Duluth is different. And not just because it’s been slower to act. Duluth sits on the greatest natural asset of them all: Lake Superior. An inland sea. A global destination. A brand so powerful that “The Lake” is shorthand for everything from weekend road trips to real estate prices. If Fargo had this kind of carrot, it would be a national powerhouse.

And yet, Duluth has never fully harnessed the lake as the economic engine of its downtown. Canal Park booms in July, then empties in February. The Aerial Lift Bridge is an icon known worldwide, but two blocks up the hill, Superior Street fights vacancies. Tourists snap pictures of freighters but rarely wander into old office towers. The lake is the hook, but Duluth has never written the second verse.

That’s why the third leg of downtown’s revival — economic vitality — matters most. Safety is the prerequisite, housing is the foundation, but the economy is what keeps people downtown and ties it to the lake. Without that tie, the lake becomes a backdrop instead of a driver.

The Imagine Downtown Duluth plan itself says it clearly: “Downtown will be the center of economic, cultural, and social life in the Northland, building on its identity as the gateway to Lake Superior.”

But slogans don’t change cities. Actions do.

So what’s different here?

Geography. Fargo and Sioux Falls built on flat land. Duluth is stacked on a hillside, with logistics, parking, and walkability challenges that make connections harder.

Climate. Winters cut deeper here. A downtown economy can’t rely on festivals alone — it must create year-round destinations resilient to wind and snow.

Waterfront division. Canal Park became the lakefront playground, but it siphoned energy from Superior Street. Other cities never had this “split personality.” Duluth must stitch them together.

Brand. The Lake is global. Tourists come from Tokyo and Berlin to see it. Artists and writers move here for it. That brand is unmatched — but it’s not yet translated into the everyday economy of downtown Duluth.

So the opportunity is immense. If safety and housing are the ground game, the economy is the play-action pass — the move that wins the drive. And the lake is the star quarterback.
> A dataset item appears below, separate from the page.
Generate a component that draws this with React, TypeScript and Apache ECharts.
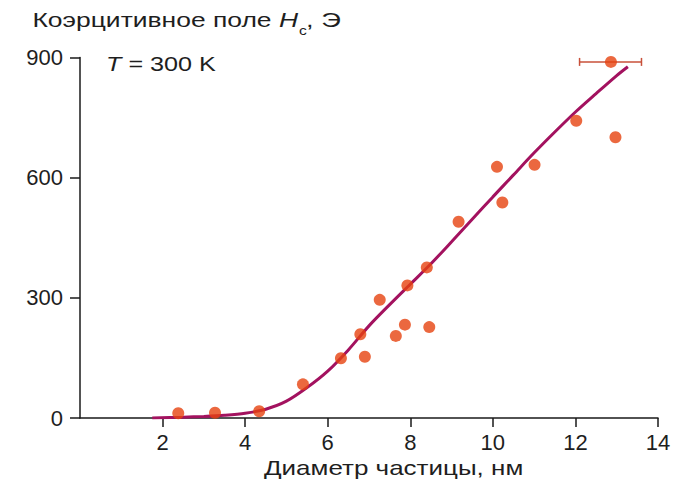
import React, { useEffect, useRef } from "react";
import * as echarts from "echarts";

// Measured particles: diameter (nm) and coercive field Hc (Oe)
const particleDiameter = [2.38, 3.27, 4.34, 5.4, 6.32, 6.9, 6.79, 7.26, 7.65, 7.87, 7.93, 8.4, 8.46, 9.17, 10.1, 10.23, 11.01, 12.02, 12.97, 12.86];
const coercivity = [12, 13, 17, 84, 149, 153, 209, 295, 205, 233, 331, 376, 227, 490, 627, 538, 632, 742, 701, 889];

// Fitted curve
const fitDiameter = [1.75, 2.5, 3, 3.5, 4, 4.5, 5, 5.5, 6, 6.5, 7, 7.5, 8, 8.5, 9, 9.5, 10, 10.5, 11, 11.5, 12, 12.5, 13, 13.27];
const fitCoercivity = [0, 2, 4, 7, 12, 22, 42, 76, 117, 170, 230, 283, 334, 385, 440, 496, 552, 607, 662, 714, 764, 810, 855, 877];

// Horizontal error bar on the largest particle
const errorCenterX = [12.86];
const errorCenterY = [889];
const errorLow = [12.1];
const errorHigh = [13.6];

// Ticks
const xTickLabels = [2, 4, 6, 8, 10, 12, 14];
const yTickLabels = [0, 300, 600, 900];

const FONT = "'Liberation Sans', Arial, Helvetica, sans-serif";
const TEXT = "#1e1e1e";

export default function App() {
  const ref = useRef<HTMLDivElement>(null);

  useEffect(() => {
    if (!ref.current) return;
    const chart = echarts.init(ref.current, undefined, { renderer: "svg" });

    const scatterData = particleDiameter.map((x, i) => [x, coercivity[i]]);
    const fitData = fitDiameter.map((x, i) => [x, fitCoercivity[i]]);
    const errData = errorCenterX.map((x, i) => [x, errorCenterY[i], errorLow[i], errorHigh[i]]);

    chart.setOption({
      animation: false,
      backgroundColor: "#ffffff",
      grid: { left: 80, right: 24, top: 57.5, bottom: 64 },
      xAxis: {
        type: "value",
        min: 0,
        max: 14,
        interval: 2,
        axisLine: { show: true, lineStyle: { color: "#1a1a1a", width: 1.5 } },
        axisTick: {
          show: true,
          length: 9,
          customValues: xTickLabels,
          lineStyle: { color: "#1a1a1a", width: 1.5 },
        },
        axisLabel: {
          margin: 13,
          fontSize: 22,
          color: TEXT,
          fontFamily: FONT,
          formatter: (v: number) => (xTickLabels.includes(v) ? String(v) : ""),
        },
        splitLine: { show: false },
      },
      yAxis: {
        type: "value",
        min: 0,
        max: 900,
        interval: 300,
        axisLine: { show: true, lineStyle: { color: "#1a1a1a", width: 1.5 } },
        axisTick: { show: true, length: 10, lineStyle: { color: "#1a1a1a", width: 1.5 } },
        axisLabel: {
          margin: 17,
          fontSize: 22,
          color: TEXT,
          fontFamily: FONT,
          formatter: (v: number) => (yTickLabels.includes(v) ? String(v) : ""),
        },
        splitLine: { show: false },
      },
      series: [
        {
          type: "line",
          data: fitData,
          smooth: 0.3,
          showSymbol: false,
          symbol: "none",
          lineStyle: { color: "#a3125f", width: 3 },
          z: 2,
        },
        {
          type: "custom",
          data: errData,
          encode: { x: [0, 2, 3], y: 1 },
          z: 3,
          renderItem: (params: any, api: any) => {
            const y = api.value(1);
            const p1 = api.coord([api.value(2), y]);
            const p2 = api.coord([api.value(3), y]);
            const style = { stroke: "#c8503a", lineWidth: 1.5 };
            const cap = 4;
            return {
              type: "group",
              children: [
                { type: "line", shape: { x1: p1[0], y1: p1[1], x2: p2[0], y2: p2[1] }, style },
                { type: "line", shape: { x1: p1[0], y1: p1[1] - cap, x2: p1[0], y2: p1[1] + cap }, style },
                { type: "line", shape: { x1: p2[0], y1: p2[1] - cap, x2: p2[0], y2: p2[1] + cap }, style },
              ],
            };
          },
        },
        {
          type: "scatter",
          data: scatterData,
          symbol: "circle",
          symbolSize: 12,
          itemStyle: { color: "#e6420f" },
          z: 4,
        },
      ],
      graphic: [
        {
          type: "text",
          x: 298,
          y: 20,
          scaleX: 1.26,
          style: {
            text: "{n|Коэрцитивное поле }{i|H}",
            align: "right",
            verticalAlign: "middle",
            rich: {
              n: { fontSize: 21, fontFamily: FONT, fill: TEXT },
              i: { fontSize: 21, fontFamily: FONT, fontStyle: "italic", fill: TEXT },
            },
          },
        },
        {
          type: "text",
          x: 299,
          y: 30,
          scaleX: 1.2,
          style: { text: "c", fontSize: 13, fontFamily: FONT, fill: TEXT, align: "left", verticalAlign: "middle" },
        },
        {
          type: "text",
          x: 306,
          y: 20,
          scaleX: 1.3,
          style: { text: ", Э", fontSize: 21, fontFamily: FONT, fill: TEXT, align: "left", verticalAlign: "middle" },
        },
        {
          type: "text",
          x: 106,
          y: 64,
          scaleX: 1.2,
          style: {
            text: "{i|T}{n| = 300 K}",
            align: "left",
            verticalAlign: "middle",
            rich: {
              n: { fontSize: 21, fontFamily: FONT, fill: TEXT },
              i: { fontSize: 21, fontFamily: FONT, fontStyle: "italic", fill: TEXT },
            },
          },
        },
        {
          type: "text",
          x: 264,
          y: 468,
          scaleX: 1.3,
          style: {
            text: "Диаметр частицы, нм",
            fontSize: 20,
            fontFamily: FONT,
            fill: TEXT,
            align: "left",
            verticalAlign: "middle",
          },
        },
      ],
    });

    return () => chart.dispose();
  }, []);

  return (
    <div
      ref={ref}
      style={{ position: "fixed", left: 0, top: 0, width: 682, height: 482, background: "#fff" }}
    />
  );
}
Other cities didn’t wait. They created financing tools and governance structures that turned “imagine” into “done.” They used Tax Increment Financing, Business Improvement Districts, housing tax credits, entertainment taxes, and loan pools to make projects pencil out. They streamlined codes so developers didn’t run screaming. They demanded accountability. And they moved fast.

Duluth can do all of this — with one advantage those cities envy. The lake isn’t going anywhere. It is the carrot, the brand, the magnet. The question is whether Duluth has the urgency and the discipline to finally build downtown into a true gateway, not just a pit stop.

The tough questions remain. Who creates the financing gap fund so projects don’t stall? Who rewrites codes to make adaptive reuse realistic? Who organizes Duluth’s philanthropic horsepower into a force? Who answers if, five years from now, downtown looks the same?

Essentia’s campus, UMD and St. Scholastica’s graduates, the DECC’s calendar, the arts community — these are assets. But Lake Superior is the multiplier. Tie Superior Street to the lake, and the whole city rises. Keep them divided, and Duluth will watch its peers sprint ahead while it drifts behind.

The first two legs — safety and housing — matter. But the third leg, economic vitality, is Duluth’s hardest lift and greatest chance. If it succeeds, downtown becomes a year-round magnet built around the lake. If it fails, Duluth will once again be left with plans on a shelf and an untapped waterfront that tourists see but locals don’t use.

The choice is plain. Stop admiring the lake from afar. Build an economy around it. Or watch other cities with fewer assets keep eating Duluth’s lunch.